— Task instructions —
Make a verbatim copy of the entries below; pictures stay out.

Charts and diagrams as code

——————————

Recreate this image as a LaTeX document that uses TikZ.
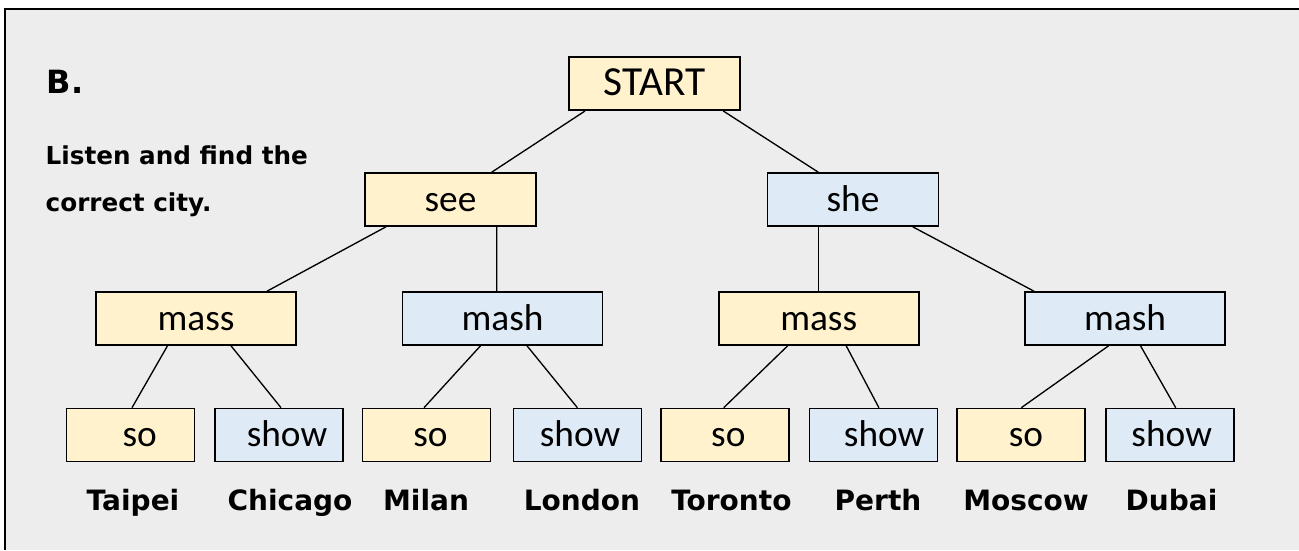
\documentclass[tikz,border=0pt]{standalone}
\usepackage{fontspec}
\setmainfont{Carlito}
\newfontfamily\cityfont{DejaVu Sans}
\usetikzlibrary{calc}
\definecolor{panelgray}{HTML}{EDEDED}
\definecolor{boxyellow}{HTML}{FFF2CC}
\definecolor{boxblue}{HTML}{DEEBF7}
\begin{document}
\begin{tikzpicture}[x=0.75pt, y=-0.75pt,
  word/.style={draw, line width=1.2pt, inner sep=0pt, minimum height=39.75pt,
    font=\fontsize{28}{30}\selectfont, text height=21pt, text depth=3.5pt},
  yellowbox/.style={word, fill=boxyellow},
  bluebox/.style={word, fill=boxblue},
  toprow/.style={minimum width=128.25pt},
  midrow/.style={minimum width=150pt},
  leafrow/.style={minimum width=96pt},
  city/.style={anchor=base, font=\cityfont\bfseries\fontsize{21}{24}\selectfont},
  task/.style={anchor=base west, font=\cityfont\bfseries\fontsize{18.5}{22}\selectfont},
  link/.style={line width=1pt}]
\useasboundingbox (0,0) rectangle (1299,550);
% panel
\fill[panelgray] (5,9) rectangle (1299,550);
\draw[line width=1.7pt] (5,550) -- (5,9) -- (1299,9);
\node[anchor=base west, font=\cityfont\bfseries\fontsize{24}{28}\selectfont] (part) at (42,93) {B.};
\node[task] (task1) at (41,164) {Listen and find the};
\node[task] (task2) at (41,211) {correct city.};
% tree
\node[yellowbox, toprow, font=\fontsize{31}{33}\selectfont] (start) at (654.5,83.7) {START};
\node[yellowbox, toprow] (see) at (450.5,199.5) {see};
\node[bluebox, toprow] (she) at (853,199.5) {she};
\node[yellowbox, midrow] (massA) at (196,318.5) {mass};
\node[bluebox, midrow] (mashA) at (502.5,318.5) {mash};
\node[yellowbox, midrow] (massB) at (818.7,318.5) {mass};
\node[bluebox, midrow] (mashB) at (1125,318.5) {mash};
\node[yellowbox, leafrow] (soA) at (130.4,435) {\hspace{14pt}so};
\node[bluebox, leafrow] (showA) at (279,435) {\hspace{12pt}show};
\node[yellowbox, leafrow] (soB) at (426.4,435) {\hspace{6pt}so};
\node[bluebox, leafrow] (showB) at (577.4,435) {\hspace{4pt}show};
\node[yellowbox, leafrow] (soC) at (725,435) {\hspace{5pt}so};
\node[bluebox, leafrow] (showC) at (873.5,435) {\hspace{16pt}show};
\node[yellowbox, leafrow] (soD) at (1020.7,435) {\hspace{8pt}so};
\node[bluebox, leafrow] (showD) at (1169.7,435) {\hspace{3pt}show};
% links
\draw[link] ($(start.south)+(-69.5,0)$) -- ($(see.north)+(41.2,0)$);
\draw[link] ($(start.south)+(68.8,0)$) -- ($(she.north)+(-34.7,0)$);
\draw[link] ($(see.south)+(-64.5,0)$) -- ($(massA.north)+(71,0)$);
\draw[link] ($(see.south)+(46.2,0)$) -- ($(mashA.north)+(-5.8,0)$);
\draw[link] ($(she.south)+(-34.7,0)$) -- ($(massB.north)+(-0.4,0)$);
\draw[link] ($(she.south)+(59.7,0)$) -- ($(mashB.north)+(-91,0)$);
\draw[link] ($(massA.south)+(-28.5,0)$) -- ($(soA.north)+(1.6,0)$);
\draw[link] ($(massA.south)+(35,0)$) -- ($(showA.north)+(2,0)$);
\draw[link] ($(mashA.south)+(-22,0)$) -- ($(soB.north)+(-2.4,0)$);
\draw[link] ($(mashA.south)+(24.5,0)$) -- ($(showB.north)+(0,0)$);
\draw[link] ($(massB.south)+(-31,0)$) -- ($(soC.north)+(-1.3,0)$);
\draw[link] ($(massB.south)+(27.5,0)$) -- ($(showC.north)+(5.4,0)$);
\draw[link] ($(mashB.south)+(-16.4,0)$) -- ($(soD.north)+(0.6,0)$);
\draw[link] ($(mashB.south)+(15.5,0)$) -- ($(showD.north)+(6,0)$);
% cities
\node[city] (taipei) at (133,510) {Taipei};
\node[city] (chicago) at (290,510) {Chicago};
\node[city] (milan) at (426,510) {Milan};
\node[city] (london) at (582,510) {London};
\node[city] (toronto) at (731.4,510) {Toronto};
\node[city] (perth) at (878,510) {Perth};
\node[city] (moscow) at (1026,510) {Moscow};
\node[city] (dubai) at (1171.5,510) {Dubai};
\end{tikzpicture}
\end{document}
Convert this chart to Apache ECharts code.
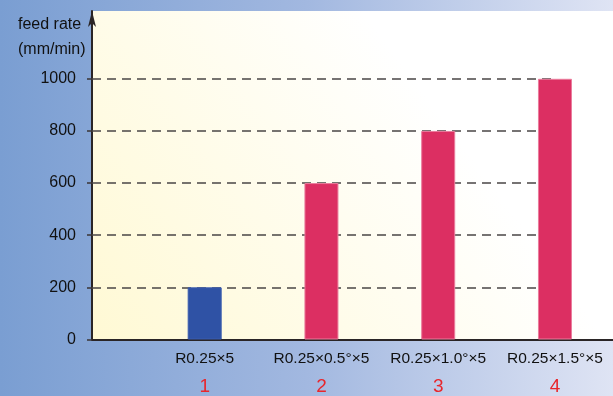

——————————

— Result of this exercise —
Recreate this image as a LaTeX document that uses TikZ.
\documentclass[tikz,border=0pt]{standalone}
\usepackage{fontspec}
\setmainfont{Carlito}
\newfontfamily\cityfont{DejaVu Sans}
\usetikzlibrary{calc}
\definecolor{panelgray}{HTML}{EDEDED}
\definecolor{boxyellow}{HTML}{FFF2CC}
\definecolor{boxblue}{HTML}{DEEBF7}
\begin{document}
\begin{tikzpicture}[x=0.75pt, y=-0.75pt,
  word/.style={draw, line width=1.2pt, inner sep=0pt, minimum height=39.75pt,
    font=\fontsize{28}{30}\selectfont, text height=21pt, text depth=3.5pt},
  yellowbox/.style={word, fill=boxyellow},
  bluebox/.style={word, fill=boxblue},
  toprow/.style={minimum width=128.25pt},
  midrow/.style={minimum width=150pt},
  leafrow/.style={minimum width=96pt},
  city/.style={anchor=base, font=\cityfont\bfseries\fontsize{21}{24}\selectfont},
  task/.style={anchor=base west, font=\cityfont\bfseries\fontsize{18.5}{22}\selectfont},
  link/.style={line width=1pt}]
\useasboundingbox (0,0) rectangle (1299,550);
% panel
\fill[panelgray] (5,9) rectangle (1299,550);
\draw[line width=1.7pt] (5,550) -- (5,9) -- (1299,9);
\node[anchor=base west, font=\cityfont\bfseries\fontsize{24}{28}\selectfont] (part) at (42,93) {B.};
\node[task] (task1) at (41,164) {Listen and find the};
\node[task] (task2) at (41,211) {correct city.};
% tree
\node[yellowbox, toprow, font=\fontsize{31}{33}\selectfont] (start) at (654.5,83.7) {START};
\node[yellowbox, toprow] (see) at (450.5,199.5) {see};
\node[bluebox, toprow] (she) at (853,199.5) {she};
\node[yellowbox, midrow] (massA) at (196,318.5) {mass};
\node[bluebox, midrow] (mashA) at (502.5,318.5) {mash};
\node[yellowbox, midrow] (massB) at (818.7,318.5) {mass};
\node[bluebox, midrow] (mashB) at (1125,318.5) {mash};
\node[yellowbox, leafrow] (soA) at (130.4,435) {\hspace{14pt}so};
\node[bluebox, leafrow] (showA) at (279,435) {\hspace{12pt}show};
\node[yellowbox, leafrow] (soB) at (426.4,435) {\hspace{6pt}so};
\node[bluebox, leafrow] (showB) at (577.4,435) {\hspace{4pt}show};
\node[yellowbox, leafrow] (soC) at (725,435) {\hspace{5pt}so};
\node[bluebox, leafrow] (showC) at (873.5,435) {\hspace{16pt}show};
\node[yellowbox, leafrow] (soD) at (1020.7,435) {\hspace{8pt}so};
\node[bluebox, leafrow] (showD) at (1169.7,435) {\hspace{3pt}show};
% links
\draw[link] ($(start.south)+(-69.5,0)$) -- ($(see.north)+(41.2,0)$);
\draw[link] ($(start.south)+(68.8,0)$) -- ($(she.north)+(-34.7,0)$);
\draw[link] ($(see.south)+(-64.5,0)$) -- ($(massA.north)+(71,0)$);
\draw[link] ($(see.south)+(46.2,0)$) -- ($(mashA.north)+(-5.8,0)$);
\draw[link] ($(she.south)+(-34.7,0)$) -- ($(massB.north)+(-0.4,0)$);
\draw[link] ($(she.south)+(59.7,0)$) -- ($(mashB.north)+(-91,0)$);
\draw[link] ($(massA.south)+(-28.5,0)$) -- ($(soA.north)+(1.6,0)$);
\draw[link] ($(massA.south)+(35,0)$) -- ($(showA.north)+(2,0)$);
\draw[link] ($(mashA.south)+(-22,0)$) -- ($(soB.north)+(-2.4,0)$);
\draw[link] ($(mashA.south)+(24.5,0)$) -- ($(showB.north)+(0,0)$);
\draw[link] ($(massB.south)+(-31,0)$) -- ($(soC.north)+(-1.3,0)$);
\draw[link] ($(massB.south)+(27.5,0)$) -- ($(showC.north)+(5.4,0)$);
\draw[link] ($(mashB.south)+(-16.4,0)$) -- ($(soD.north)+(0.6,0)$);
\draw[link] ($(mashB.south)+(15.5,0)$) -- ($(showD.north)+(6,0)$);
% cities
\node[city] (taipei) at (133,510) {Taipei};
\node[city] (chicago) at (290,510) {Chicago};
\node[city] (milan) at (426,510) {Milan};
\node[city] (london) at (582,510) {London};
\node[city] (toronto) at (731.4,510) {Toronto};
\node[city] (perth) at (878,510) {Perth};
\node[city] (moscow) at (1026,510) {Moscow};
\node[city] (dubai) at (1171.5,510) {Dubai};
\end{tikzpicture}
\end{document}
Convert this chart to Apache ECharts code.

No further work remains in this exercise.